◆ EXERCISE TASK: Determine how many lines contain the string "matplotlib", then reply with that figure only.

◆ DATA PROVIDED:
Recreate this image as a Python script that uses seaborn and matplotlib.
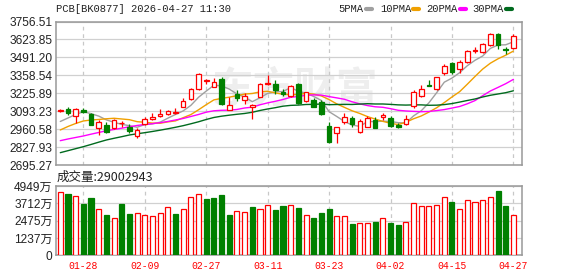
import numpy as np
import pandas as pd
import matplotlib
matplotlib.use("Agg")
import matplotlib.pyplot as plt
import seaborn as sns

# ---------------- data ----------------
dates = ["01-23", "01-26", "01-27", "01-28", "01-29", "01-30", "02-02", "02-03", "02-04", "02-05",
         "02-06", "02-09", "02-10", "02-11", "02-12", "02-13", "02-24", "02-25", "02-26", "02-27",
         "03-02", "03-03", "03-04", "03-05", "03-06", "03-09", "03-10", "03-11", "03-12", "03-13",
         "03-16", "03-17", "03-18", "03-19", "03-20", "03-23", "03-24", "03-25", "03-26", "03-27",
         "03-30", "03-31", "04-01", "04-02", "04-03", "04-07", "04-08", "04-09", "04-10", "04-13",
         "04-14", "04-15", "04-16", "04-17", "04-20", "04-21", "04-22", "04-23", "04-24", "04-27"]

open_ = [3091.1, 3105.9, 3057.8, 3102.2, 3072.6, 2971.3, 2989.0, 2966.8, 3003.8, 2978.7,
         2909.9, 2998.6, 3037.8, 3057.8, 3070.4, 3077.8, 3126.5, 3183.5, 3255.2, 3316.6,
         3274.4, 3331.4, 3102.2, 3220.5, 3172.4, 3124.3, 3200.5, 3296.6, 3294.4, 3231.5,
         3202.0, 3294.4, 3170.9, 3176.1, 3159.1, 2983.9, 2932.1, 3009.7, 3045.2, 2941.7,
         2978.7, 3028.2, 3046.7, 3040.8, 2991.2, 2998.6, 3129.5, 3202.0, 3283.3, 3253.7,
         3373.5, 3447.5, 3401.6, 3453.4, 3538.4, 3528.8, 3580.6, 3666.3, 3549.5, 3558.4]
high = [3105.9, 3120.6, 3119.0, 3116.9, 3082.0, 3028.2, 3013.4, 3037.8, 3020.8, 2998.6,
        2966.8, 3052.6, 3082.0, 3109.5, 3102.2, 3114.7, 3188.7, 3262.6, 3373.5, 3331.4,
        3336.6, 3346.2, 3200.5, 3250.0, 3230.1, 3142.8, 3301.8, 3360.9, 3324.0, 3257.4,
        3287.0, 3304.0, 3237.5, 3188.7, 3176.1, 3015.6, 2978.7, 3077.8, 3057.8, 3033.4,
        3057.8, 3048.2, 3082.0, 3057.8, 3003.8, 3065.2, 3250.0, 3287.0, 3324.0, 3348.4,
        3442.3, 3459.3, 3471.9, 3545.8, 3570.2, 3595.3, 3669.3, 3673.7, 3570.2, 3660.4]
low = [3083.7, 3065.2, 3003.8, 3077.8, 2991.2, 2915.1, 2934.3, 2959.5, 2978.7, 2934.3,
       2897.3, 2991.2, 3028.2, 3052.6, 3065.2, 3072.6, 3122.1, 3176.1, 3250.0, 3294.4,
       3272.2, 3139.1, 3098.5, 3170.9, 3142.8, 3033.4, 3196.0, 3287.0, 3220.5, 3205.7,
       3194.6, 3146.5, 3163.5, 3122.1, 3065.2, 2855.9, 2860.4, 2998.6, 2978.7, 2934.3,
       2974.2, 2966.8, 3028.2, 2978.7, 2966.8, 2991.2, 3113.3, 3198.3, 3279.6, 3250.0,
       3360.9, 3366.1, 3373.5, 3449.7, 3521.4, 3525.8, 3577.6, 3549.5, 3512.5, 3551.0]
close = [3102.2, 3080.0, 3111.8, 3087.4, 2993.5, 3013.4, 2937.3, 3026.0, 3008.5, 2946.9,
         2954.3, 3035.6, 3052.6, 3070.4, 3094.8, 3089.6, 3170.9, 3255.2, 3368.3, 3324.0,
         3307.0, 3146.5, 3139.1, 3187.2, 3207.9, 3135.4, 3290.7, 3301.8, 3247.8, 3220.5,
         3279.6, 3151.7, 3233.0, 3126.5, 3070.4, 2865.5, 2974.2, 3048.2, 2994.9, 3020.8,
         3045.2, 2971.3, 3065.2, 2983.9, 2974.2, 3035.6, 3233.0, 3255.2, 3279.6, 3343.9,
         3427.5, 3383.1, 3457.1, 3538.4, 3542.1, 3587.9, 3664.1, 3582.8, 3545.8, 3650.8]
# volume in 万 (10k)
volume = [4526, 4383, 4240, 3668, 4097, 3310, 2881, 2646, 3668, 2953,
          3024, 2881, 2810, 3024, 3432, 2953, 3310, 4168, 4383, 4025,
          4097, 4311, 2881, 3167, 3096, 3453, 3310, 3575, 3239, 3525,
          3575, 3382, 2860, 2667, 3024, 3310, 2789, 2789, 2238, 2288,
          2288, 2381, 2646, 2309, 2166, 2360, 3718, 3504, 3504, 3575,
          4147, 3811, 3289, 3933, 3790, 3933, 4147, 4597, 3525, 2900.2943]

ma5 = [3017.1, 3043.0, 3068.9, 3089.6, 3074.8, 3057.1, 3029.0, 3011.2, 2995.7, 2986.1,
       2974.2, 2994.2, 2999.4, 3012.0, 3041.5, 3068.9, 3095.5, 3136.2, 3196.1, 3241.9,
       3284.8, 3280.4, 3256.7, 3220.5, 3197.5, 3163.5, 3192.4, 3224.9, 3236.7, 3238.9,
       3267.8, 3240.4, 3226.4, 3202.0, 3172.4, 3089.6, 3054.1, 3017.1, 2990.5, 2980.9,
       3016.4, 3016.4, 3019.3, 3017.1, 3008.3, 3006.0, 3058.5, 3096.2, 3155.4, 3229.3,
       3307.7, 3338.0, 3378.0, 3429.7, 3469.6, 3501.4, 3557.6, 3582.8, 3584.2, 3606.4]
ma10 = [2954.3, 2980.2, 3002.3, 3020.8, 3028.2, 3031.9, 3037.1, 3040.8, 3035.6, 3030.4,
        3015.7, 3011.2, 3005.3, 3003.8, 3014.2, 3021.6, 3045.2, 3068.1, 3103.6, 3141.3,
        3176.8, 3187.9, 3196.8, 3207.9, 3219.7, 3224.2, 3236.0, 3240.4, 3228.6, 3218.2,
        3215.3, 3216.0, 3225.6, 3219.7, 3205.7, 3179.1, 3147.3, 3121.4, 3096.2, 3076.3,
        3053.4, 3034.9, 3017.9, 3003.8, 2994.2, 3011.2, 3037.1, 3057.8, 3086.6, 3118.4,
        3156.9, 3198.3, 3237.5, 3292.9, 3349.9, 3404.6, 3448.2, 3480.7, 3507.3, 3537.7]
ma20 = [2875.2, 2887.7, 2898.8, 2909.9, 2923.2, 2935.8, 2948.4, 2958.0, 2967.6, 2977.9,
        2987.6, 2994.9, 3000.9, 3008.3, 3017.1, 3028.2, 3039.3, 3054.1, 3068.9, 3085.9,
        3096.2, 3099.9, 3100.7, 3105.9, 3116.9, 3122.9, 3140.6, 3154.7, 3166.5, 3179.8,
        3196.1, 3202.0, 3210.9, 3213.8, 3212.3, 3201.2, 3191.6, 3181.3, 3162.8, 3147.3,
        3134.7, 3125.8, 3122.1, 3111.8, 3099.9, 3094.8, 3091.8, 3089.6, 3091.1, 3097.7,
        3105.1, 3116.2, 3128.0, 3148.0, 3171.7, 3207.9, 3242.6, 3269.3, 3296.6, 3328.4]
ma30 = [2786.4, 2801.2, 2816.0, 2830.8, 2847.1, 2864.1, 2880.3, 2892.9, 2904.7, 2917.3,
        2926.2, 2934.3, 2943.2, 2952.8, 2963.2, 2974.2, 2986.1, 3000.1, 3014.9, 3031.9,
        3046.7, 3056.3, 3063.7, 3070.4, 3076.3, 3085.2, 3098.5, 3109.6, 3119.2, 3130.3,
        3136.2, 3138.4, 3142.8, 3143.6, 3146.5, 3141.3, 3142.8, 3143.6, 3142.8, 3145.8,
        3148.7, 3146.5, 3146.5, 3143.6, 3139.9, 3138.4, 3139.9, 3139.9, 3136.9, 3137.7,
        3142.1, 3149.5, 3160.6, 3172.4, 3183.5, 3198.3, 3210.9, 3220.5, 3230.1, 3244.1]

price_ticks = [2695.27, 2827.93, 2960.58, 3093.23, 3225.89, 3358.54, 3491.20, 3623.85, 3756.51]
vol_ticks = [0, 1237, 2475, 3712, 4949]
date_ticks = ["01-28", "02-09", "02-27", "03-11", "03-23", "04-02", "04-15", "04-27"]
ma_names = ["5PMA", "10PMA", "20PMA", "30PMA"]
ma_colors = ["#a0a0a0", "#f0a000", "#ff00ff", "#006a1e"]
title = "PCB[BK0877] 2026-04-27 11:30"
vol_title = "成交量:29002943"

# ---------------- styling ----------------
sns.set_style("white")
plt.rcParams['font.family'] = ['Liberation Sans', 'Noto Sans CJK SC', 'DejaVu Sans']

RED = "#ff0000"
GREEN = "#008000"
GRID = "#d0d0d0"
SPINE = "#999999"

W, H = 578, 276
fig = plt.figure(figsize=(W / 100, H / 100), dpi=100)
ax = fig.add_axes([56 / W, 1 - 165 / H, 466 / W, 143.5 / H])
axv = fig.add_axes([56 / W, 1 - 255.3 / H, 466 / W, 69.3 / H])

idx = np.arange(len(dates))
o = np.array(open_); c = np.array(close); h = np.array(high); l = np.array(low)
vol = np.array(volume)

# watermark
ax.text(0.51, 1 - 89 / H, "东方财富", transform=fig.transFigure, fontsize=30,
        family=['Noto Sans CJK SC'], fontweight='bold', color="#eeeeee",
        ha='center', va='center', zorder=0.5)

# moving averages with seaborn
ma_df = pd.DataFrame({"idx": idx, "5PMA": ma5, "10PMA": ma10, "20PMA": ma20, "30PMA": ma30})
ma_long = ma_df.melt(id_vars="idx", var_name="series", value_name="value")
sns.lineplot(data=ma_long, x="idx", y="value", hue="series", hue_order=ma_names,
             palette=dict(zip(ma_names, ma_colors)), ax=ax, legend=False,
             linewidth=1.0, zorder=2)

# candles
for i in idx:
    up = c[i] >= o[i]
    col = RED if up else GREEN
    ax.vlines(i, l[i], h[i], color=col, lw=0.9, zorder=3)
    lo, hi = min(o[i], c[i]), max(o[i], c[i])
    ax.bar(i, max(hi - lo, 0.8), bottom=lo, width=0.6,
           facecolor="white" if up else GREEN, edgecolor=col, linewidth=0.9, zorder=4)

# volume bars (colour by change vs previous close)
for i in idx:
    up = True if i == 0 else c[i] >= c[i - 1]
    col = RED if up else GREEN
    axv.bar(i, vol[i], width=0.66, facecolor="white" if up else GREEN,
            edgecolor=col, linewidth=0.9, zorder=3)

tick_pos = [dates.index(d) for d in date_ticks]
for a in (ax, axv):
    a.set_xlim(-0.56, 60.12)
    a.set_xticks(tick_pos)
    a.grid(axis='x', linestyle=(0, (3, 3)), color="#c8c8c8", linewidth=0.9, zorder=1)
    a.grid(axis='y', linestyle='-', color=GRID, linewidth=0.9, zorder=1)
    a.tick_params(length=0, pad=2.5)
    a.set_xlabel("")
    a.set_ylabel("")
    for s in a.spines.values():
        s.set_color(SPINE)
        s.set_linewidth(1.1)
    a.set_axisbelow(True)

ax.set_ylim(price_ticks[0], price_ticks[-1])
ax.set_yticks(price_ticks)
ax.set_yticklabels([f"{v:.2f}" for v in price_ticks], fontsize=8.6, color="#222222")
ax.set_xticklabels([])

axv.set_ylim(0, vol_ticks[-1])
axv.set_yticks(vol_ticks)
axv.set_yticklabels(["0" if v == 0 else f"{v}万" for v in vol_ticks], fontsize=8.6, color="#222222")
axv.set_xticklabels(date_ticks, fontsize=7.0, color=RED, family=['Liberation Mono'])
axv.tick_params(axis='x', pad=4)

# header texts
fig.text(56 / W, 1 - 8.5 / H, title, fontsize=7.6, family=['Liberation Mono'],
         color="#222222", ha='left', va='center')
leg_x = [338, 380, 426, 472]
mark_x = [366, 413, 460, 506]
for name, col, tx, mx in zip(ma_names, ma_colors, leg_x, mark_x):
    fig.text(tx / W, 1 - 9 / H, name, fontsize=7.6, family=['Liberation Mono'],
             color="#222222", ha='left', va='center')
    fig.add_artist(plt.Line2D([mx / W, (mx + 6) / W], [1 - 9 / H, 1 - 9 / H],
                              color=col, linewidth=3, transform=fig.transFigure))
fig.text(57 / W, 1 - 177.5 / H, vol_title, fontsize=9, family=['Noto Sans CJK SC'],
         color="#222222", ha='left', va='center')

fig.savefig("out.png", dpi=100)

◆ FINAL RESULT: 4